### Short problem
Pull every line holding the string "this" from the records below.

### Rows

============

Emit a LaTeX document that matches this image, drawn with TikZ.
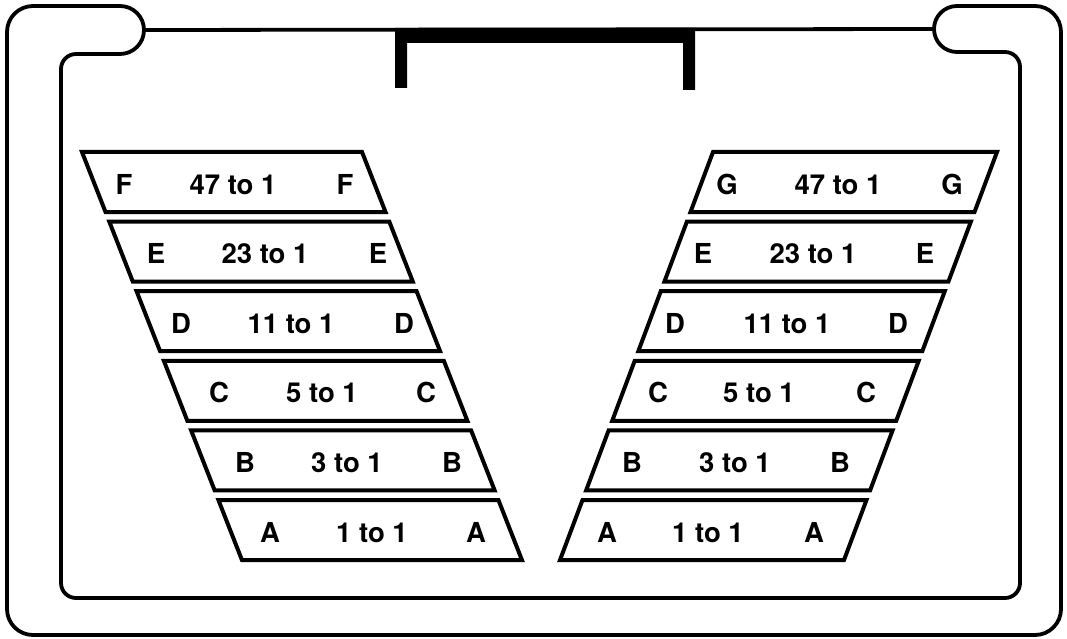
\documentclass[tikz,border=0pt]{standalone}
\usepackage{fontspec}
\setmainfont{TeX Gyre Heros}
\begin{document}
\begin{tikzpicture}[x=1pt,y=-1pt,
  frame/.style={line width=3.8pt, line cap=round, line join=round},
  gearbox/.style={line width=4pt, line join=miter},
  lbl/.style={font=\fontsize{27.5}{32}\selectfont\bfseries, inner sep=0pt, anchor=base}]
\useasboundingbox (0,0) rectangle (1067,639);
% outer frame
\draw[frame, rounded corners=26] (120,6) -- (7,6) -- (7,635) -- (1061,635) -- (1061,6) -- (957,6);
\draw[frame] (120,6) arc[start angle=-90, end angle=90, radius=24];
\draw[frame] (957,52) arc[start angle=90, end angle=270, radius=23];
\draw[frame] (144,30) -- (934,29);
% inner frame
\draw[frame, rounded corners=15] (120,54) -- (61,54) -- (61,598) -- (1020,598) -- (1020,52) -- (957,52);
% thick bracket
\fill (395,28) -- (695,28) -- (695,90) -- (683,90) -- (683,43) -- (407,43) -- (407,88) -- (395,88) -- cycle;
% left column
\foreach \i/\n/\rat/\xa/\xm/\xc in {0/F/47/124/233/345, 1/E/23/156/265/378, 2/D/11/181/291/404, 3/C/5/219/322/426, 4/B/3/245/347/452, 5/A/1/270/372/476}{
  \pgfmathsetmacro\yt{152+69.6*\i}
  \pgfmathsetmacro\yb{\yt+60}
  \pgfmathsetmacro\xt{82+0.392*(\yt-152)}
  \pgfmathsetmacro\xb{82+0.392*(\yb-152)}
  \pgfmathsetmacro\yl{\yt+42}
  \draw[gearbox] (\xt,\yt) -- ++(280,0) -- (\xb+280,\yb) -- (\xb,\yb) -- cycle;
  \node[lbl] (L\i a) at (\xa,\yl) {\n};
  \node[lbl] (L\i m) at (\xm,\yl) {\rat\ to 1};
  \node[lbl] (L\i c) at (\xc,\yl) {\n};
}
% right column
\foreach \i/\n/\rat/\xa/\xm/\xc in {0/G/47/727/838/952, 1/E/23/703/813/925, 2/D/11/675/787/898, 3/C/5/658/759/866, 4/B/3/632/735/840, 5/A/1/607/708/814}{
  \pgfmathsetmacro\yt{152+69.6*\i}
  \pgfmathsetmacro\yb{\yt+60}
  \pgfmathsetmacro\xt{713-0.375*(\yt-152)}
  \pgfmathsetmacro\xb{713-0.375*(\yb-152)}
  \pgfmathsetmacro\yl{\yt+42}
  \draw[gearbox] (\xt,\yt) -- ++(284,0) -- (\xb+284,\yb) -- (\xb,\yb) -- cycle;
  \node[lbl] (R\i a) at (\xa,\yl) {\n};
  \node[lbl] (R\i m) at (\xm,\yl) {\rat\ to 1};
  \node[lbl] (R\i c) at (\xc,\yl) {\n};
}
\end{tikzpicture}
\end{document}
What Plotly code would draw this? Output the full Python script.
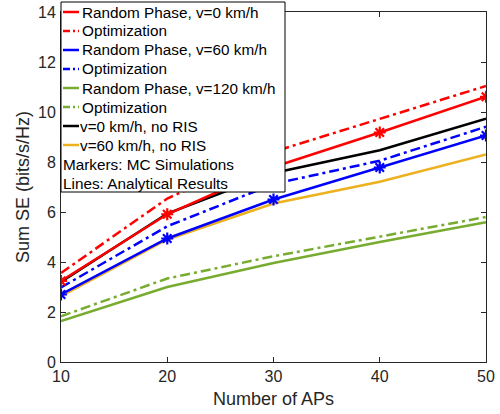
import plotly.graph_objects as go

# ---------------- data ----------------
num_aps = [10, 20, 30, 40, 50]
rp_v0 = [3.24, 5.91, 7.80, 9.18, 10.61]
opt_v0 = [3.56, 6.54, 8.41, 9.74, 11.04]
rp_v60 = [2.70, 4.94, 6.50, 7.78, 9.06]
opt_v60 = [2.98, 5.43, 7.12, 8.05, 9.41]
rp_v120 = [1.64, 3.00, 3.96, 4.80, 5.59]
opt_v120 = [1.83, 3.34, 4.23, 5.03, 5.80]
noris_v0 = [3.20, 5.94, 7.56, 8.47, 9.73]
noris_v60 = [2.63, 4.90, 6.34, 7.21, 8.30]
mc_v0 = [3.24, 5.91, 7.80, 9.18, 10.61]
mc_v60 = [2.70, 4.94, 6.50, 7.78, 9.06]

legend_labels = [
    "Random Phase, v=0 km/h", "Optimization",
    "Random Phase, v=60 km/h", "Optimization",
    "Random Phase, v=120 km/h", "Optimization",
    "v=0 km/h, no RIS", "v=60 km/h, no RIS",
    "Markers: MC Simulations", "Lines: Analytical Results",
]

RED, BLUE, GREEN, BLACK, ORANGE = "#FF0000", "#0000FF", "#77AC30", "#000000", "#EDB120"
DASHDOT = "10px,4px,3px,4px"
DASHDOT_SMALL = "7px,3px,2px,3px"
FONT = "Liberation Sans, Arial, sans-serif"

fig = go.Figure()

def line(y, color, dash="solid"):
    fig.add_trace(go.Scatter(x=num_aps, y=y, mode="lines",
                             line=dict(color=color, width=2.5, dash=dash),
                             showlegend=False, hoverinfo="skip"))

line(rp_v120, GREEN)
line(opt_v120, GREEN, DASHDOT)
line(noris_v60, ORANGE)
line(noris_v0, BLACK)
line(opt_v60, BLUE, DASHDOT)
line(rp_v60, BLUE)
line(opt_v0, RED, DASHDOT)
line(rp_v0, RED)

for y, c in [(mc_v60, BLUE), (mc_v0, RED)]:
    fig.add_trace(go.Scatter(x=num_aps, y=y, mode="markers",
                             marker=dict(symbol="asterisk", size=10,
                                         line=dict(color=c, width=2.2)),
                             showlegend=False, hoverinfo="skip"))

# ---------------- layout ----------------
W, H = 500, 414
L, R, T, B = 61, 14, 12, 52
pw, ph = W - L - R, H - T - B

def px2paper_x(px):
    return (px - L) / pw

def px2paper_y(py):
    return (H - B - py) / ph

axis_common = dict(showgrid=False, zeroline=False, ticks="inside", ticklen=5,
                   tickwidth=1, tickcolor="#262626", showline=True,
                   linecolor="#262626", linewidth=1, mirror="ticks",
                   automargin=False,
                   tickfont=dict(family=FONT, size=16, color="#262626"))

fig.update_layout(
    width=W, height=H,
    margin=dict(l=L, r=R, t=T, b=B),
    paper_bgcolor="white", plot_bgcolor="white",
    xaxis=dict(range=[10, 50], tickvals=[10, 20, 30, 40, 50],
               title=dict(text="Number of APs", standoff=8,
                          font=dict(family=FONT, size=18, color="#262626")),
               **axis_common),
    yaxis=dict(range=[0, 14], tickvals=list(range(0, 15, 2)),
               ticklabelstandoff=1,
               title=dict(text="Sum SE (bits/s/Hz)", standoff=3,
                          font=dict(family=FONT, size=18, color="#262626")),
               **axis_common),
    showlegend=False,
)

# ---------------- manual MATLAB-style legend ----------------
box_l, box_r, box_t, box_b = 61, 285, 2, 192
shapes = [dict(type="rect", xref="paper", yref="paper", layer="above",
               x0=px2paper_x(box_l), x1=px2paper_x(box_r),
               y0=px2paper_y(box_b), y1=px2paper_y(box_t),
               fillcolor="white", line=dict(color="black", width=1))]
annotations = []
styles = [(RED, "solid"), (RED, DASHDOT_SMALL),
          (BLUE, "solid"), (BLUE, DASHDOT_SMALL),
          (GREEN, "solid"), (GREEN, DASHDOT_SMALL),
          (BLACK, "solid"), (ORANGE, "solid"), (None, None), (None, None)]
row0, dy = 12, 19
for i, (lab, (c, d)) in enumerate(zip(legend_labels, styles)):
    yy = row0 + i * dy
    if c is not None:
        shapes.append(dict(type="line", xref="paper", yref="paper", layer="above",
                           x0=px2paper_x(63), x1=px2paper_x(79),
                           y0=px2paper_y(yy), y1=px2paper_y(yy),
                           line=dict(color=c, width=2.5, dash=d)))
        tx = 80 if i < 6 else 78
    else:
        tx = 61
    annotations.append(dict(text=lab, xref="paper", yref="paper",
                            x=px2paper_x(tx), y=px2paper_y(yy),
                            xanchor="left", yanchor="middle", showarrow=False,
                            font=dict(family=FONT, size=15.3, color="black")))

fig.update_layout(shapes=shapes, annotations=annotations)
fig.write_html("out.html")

============

### Exercise result
Emit a LaTeX document that matches this image, drawn with TikZ.
What Plotly code would draw this? Output the full Python script.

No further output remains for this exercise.